— Start —

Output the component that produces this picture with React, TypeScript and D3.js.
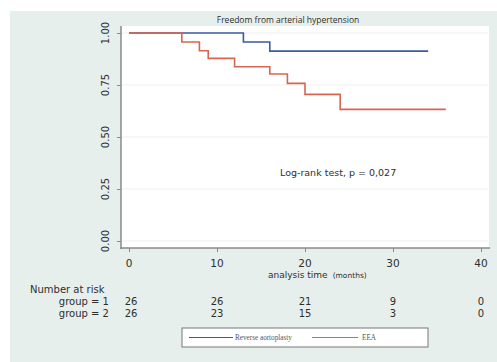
import * as d3 from "d3";
import React, { useRef, useEffect } from "react";

const W = 497;
const H = 362;

// Kaplan-Meier steps
const group1Times = [0, 13, 16, 34];
const group1Surv = [1, 0.957, 0.913, 0.913];
const group2Times = [0, 6, 8, 9, 12, 16, 18, 20, 24, 36];
const group2Surv = [1, 0.957, 0.915, 0.878, 0.838, 0.803, 0.758, 0.705, 0.633, 0.633];

const xTicks = [0, 10, 20, 30, 40];
const yTicks = [0, 0.25, 0.5, 0.75, 1];
const yTickLabels = ["0.00", "0.25", "0.50", "0.75", "1.00"];

const riskTimes = [0, 10, 20, 30, 40];
const riskGroup1 = [26, 26, 21, 9, 0];
const riskGroup2 = [26, 23, 15, 3, 0];

const seriesNames = ["Reverse aortoplasty", "EEA"];
const seriesColors = ["#3b5b9c", "#d8654f"];

function App() {
  const ref = useRef<SVGSVGElement>(null);

  useEffect(() => {
    const svg = d3.select(ref.current);
    svg.selectAll("*").remove();

    const x = d3.scaleLinear().domain([0, 40]).range([129, 481]);
    const y = d3.scaleLinear().domain([0, 1]).range([241, 33]);
    const font = "DejaVu Sans, Verdana, sans-serif";
    const ink = "#2e2e2e";

    // outer background
    svg.append("rect").attr("width", W).attr("height", H).attr("fill", "#ffffff");
    svg.append("rect").attr("x", 10).attr("y", 11).attr("width", W - 10).attr("height", H - 11).attr("fill", "#e7efed");

    // plot region
    svg.append("rect").attr("x", 121).attr("y", 26).attr("width", 368).attr("height", 222).attr("fill", "#ffffff");

    // faint gridlines
    svg.append("g")
      .selectAll("line")
      .data(yTicks)
      .join("line")
      .attr("x1", 122)
      .attr("x2", 488)
      .attr("y1", (d) => y(d))
      .attr("y2", (d) => y(d))
      .attr("stroke", "#edf1f1")
      .attr("stroke-width", 1);

    // y axis
    const yAxis = svg.append("g").attr("transform", "translate(121,0)")
      .call(d3.axisLeft(y).tickValues(yTicks).tickSize(4));
    yAxis.select(".domain").remove();
    yAxis.selectAll("line").attr("stroke", "#8a8a8a");
    yAxis.selectAll("text").remove();
    svg.append("line").attr("x1", 121).attr("x2", 121).attr("y1", 26).attr("y2", 249).attr("stroke", "#8a8a8a").attr("stroke-width", 1.5);

    svg.append("g")
      .selectAll("text")
      .data(yTicks)
      .join("text")
      .attr("transform", (d) => `translate(109,${y(d)}) rotate(-90)`)
      .attr("text-anchor", "middle")
      .attr("font-family", font)
      .attr("font-size", 10)
      .attr("fill", ink)
      .text((_, i) => yTickLabels[i]);

    // x axis
    const xAxis = svg.append("g").attr("transform", "translate(0,248)")
      .call(d3.axisBottom(x).tickValues(xTicks).tickSize(4));
    xAxis.select(".domain").remove();
    xAxis.selectAll("line").attr("stroke", "#8a8a8a");
    xAxis.selectAll("text").remove();
    svg.append("line").attr("x1", 120).attr("x2", 490).attr("y1", 248).attr("y2", 248).attr("stroke", "#8a8a8a").attr("stroke-width", 1.5);

    svg.append("g")
      .selectAll("text")
      .data(xTicks)
      .join("text")
      .attr("x", (d) => x(d))
      .attr("y", 267)
      .attr("text-anchor", "middle")
      .attr("font-family", font)
      .attr("font-size", 10.5)
      .attr("fill", ink)
      .text((d) => d);

    svg.append("text")
      .attr("x", 268)
      .attr("y", 278)
      .attr("font-family", font)
      .attr("font-size", 9)
      .attr("fill", ink)
      .text("analysis time")
      .append("tspan")
      .attr("font-size", 7.5)
      .attr("dx", 5)
      .text("(months)");

    // title
    svg.append("text")
      .attr("x", 288)
      .attr("y", 23)
      .attr("text-anchor", "middle")
      .attr("font-family", "Open Sans, sans-serif")
      .attr("font-size", 8.5)
      .attr("fill", ink)
      .text("Freedom from arterial hypertension");

    // curves
    const line = d3.line<[number, number]>()
      .x((d) => x(d[0]))
      .y((d) => y(d[1]))
      .curve(d3.curveStepAfter);

    const series = [
      group1Times.map((t, i) => [t, group1Surv[i]] as [number, number]),
      group2Times.map((t, i) => [t, group2Surv[i]] as [number, number]),
    ];
    svg.append("g")
      .selectAll("path")
      .data(series)
      .join("path")
      .attr("d", (d) => line(d))
      .attr("fill", "none")
      .attr("stroke", (_, i) => seriesColors[i])
      .attr("stroke-width", 1.6);

    // annotation
    svg.append("text")
      .attr("x", 280)
      .attr("y", 176)
      .attr("font-family", font)
      .attr("font-size", 9.5)
      .attr("fill", ink)
      .text("Log-rank test, p = 0,027");

    // number at risk table
    svg.append("text")
      .attr("x", 30)
      .attr("y", 293)
      .attr("font-family", font)
      .attr("font-size", 10)
      .attr("fill", ink)
      .text("Number at risk");

    const rows = [riskGroup1, riskGroup2];
    rows.forEach((row, r) => {
      const yy = 305 + r * 11.5;
      svg.append("text")
        .attr("x", 109)
        .attr("y", yy)
        .attr("text-anchor", "end")
        .attr("font-family", font)
        .attr("font-size", 10)
        .attr("fill", ink)
        .text(`group = ${r + 1}`);
      svg.append("g")
        .selectAll("text")
        .data(row)
        .join("text")
        .attr("x", (_, i) => x(riskTimes[i]) + (i === 0 ? 2 : 0))
        .attr("y", yy)
        .attr("text-anchor", "middle")
        .attr("font-family", font)
        .attr("font-size", 10)
        .attr("fill", ink)
        .text((d) => d);
    });

    // legend
    const lg = svg.append("g");
    lg.append("rect").attr("x", 182).attr("y", 328).attr("width", 246).attr("height", 19)
      .attr("fill", "#ffffff").attr("stroke", "#777").attr("stroke-width", 1);
    const items = [
      { x1: 189, x2: 233, tx: 235 },
      { x1: 312, x2: 358, tx: 362 },
    ];
    items.forEach((it, i) => {
      lg.append("line").attr("x1", it.x1).attr("x2", it.x2).attr("y1", 337.5).attr("y2", 337.5)
        .attr("stroke", seriesColors[i]).attr("stroke-width", 1.2);
      lg.append("text").attr("x", it.tx).attr("y", 340).attr("font-family", "Liberation Serif, serif")
        .attr("font-size", 7.2).attr("fill", "#555").text(seriesNames[i]);
    });
  }, []);

  return (
    <div style={{ position: "absolute", left: 0, top: 0 }}>
      <svg ref={ref} width={W} height={H}></svg>
    </div>
  );
}

export default App;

— End —

## Task prompt
The material above holds pictures; copy everything else in it exactly.

## Final result
Output the component that produces this picture with React, TypeScript and D3.js.
import * as d3 from "d3";
import React, { useRef, useEffect } from "react";

const W = 497;
const H = 362;

// Kaplan-Meier steps
const group1Times = [0, 13, 16, 34];
const group1Surv = [1, 0.957, 0.913, 0.913];
const group2Times = [0, 6, 8, 9, 12, 16, 18, 20, 24, 36];
const group2Surv = [1, 0.957, 0.915, 0.878, 0.838, 0.803, 0.758, 0.705, 0.633, 0.633];

const xTicks = [0, 10, 20, 30, 40];
const yTicks = [0, 0.25, 0.5, 0.75, 1];
const yTickLabels = ["0.00", "0.25", "0.50", "0.75", "1.00"];

const riskTimes = [0, 10, 20, 30, 40];
const riskGroup1 = [26, 26, 21, 9, 0];
const riskGroup2 = [26, 23, 15, 3, 0];

const seriesNames = ["Reverse aortoplasty", "EEA"];
const seriesColors = ["#3b5b9c", "#d8654f"];

function App() {
  const ref = useRef<SVGSVGElement>(null);

  useEffect(() => {
    const svg = d3.select(ref.current);
    svg.selectAll("*").remove();

    const x = d3.scaleLinear().domain([0, 40]).range([129, 481]);
    const y = d3.scaleLinear().domain([0, 1]).range([241, 33]);
    const font = "DejaVu Sans, Verdana, sans-serif";
    const ink = "#2e2e2e";

    // outer background
    svg.append("rect").attr("width", W).attr("height", H).attr("fill", "#ffffff");
    svg.append("rect").attr("x", 10).attr("y", 11).attr("width", W - 10).attr("height", H - 11).attr("fill", "#e7efed");

    // plot region
    svg.append("rect").attr("x", 121).attr("y", 26).attr("width", 368).attr("height", 222).attr("fill", "#ffffff");

    // faint gridlines
    svg.append("g")
      .selectAll("line")
      .data(yTicks)
      .join("line")
      .attr("x1", 122)
      .attr("x2", 488)
      .attr("y1", (d) => y(d))
      .attr("y2", (d) => y(d))
      .attr("stroke", "#edf1f1")
      .attr("stroke-width", 1);

    // y axis
    const yAxis = svg.append("g").attr("transform", "translate(121,0)")
      .call(d3.axisLeft(y).tickValues(yTicks).tickSize(4));
    yAxis.select(".domain").remove();
    yAxis.selectAll("line").attr("stroke", "#8a8a8a");
    yAxis.selectAll("text").remove();
    svg.append("line").attr("x1", 121).attr("x2", 121).attr("y1", 26).attr("y2", 249).attr("stroke", "#8a8a8a").attr("stroke-width", 1.5);

    svg.append("g")
      .selectAll("text")
      .data(yTicks)
      .join("text")
      .attr("transform", (d) => `translate(109,${y(d)}) rotate(-90)`)
      .attr("text-anchor", "middle")
      .attr("font-family", font)
      .attr("font-size", 10)
      .attr("fill", ink)
      .text((_, i) => yTickLabels[i]);

    // x axis
    const xAxis = svg.append("g").attr("transform", "translate(0,248)")
      .call(d3.axisBottom(x).tickValues(xTicks).tickSize(4));
    xAxis.select(".domain").remove();
    xAxis.selectAll("line").attr("stroke", "#8a8a8a");
    xAxis.selectAll("text").remove();
    svg.append("line").attr("x1", 120).attr("x2", 490).attr("y1", 248).attr("y2", 248).attr("stroke", "#8a8a8a").attr("stroke-width", 1.5);

    svg.append("g")
      .selectAll("text")
      .data(xTicks)
      .join("text")
      .attr("x", (d) => x(d))
      .attr("y", 267)
      .attr("text-anchor", "middle")
      .attr("font-family", font)
      .attr("font-size", 10.5)
      .attr("fill", ink)
      .text((d) => d);

    svg.append("text")
      .attr("x", 268)
      .attr("y", 278)
      .attr("font-family", font)
      .attr("font-size", 9)
      .attr("fill", ink)
      .text("analysis time")
      .append("tspan")
      .attr("font-size", 7.5)
      .attr("dx", 5)
      .text("(months)");

    // title
    svg.append("text")
      .attr("x", 288)
      .attr("y", 23)
      .attr("text-anchor", "middle")
      .attr("font-family", "Open Sans, sans-serif")
      .attr("font-size", 8.5)
      .attr("fill", ink)
      .text("Freedom from arterial hypertension");

    // curves
    const line = d3.line<[number, number]>()
      .x((d) => x(d[0]))
      .y((d) => y(d[1]))
      .curve(d3.curveStepAfter);

    const series = [
      group1Times.map((t, i) => [t, group1Surv[i]] as [number, number]),
      group2Times.map((t, i) => [t, group2Surv[i]] as [number, number]),
    ];
    svg.append("g")
      .selectAll("path")
      .data(series)
      .join("path")
      .attr("d", (d) => line(d))
      .attr("fill", "none")
      .attr("stroke", (_, i) => seriesColors[i])
      .attr("stroke-width", 1.6);

    // annotation
    svg.append("text")
      .attr("x", 280)
      .attr("y", 176)
      .attr("font-family", font)
      .attr("font-size", 9.5)
      .attr("fill", ink)
      .text("Log-rank test, p = 0,027");

    // number at risk table
    svg.append("text")
      .attr("x", 30)
      .attr("y", 293)
      .attr("font-family", font)
      .attr("font-size", 10)
      .attr("fill", ink)
      .text("Number at risk");

    const rows = [riskGroup1, riskGroup2];
    rows.forEach((row, r) => {
      const yy = 305 + r * 11.5;
      svg.append("text")
        .attr("x", 109)
        .attr("y", yy)
        .attr("text-anchor", "end")
        .attr("font-family", font)
        .attr("font-size", 10)
        .attr("fill", ink)
        .text(`group = ${r + 1}`);
      svg.append("g")
        .selectAll("text")
        .data(row)
        .join("text")
        .attr("x", (_, i) => x(riskTimes[i]) + (i === 0 ? 2 : 0))
        .attr("y", yy)
        .attr("text-anchor", "middle")
        .attr("font-family", font)
        .attr("font-size", 10)
        .attr("fill", ink)
        .text((d) => d);
    });

    // legend
    const lg = svg.append("g");
    lg.append("rect").attr("x", 182).attr("y", 328).attr("width", 246).attr("height", 19)
      .attr("fill", "#ffffff").attr("stroke", "#777").attr("stroke-width", 1);
    const items = [
      { x1: 189, x2: 233, tx: 235 },
      { x1: 312, x2: 358, tx: 362 },
    ];
    items.forEach((it, i) => {
      lg.append("line").attr("x1", it.x1).attr("x2", it.x2).attr("y1", 337.5).attr("y2", 337.5)
        .attr("stroke", seriesColors[i]).attr("stroke-width", 1.2);
      lg.append("text").attr("x", it.tx).attr("y", 340).attr("font-family", "Liberation Serif, serif")
        .attr("font-size", 7.2).attr("fill", "#555").text(seriesNames[i]);
    });
  }, []);

  return (
    <div style={{ position: "absolute", left: 0, top: 0 }}>
      <svg ref={ref} width={W} height={H}></svg>
    </div>
  );
}

export default App;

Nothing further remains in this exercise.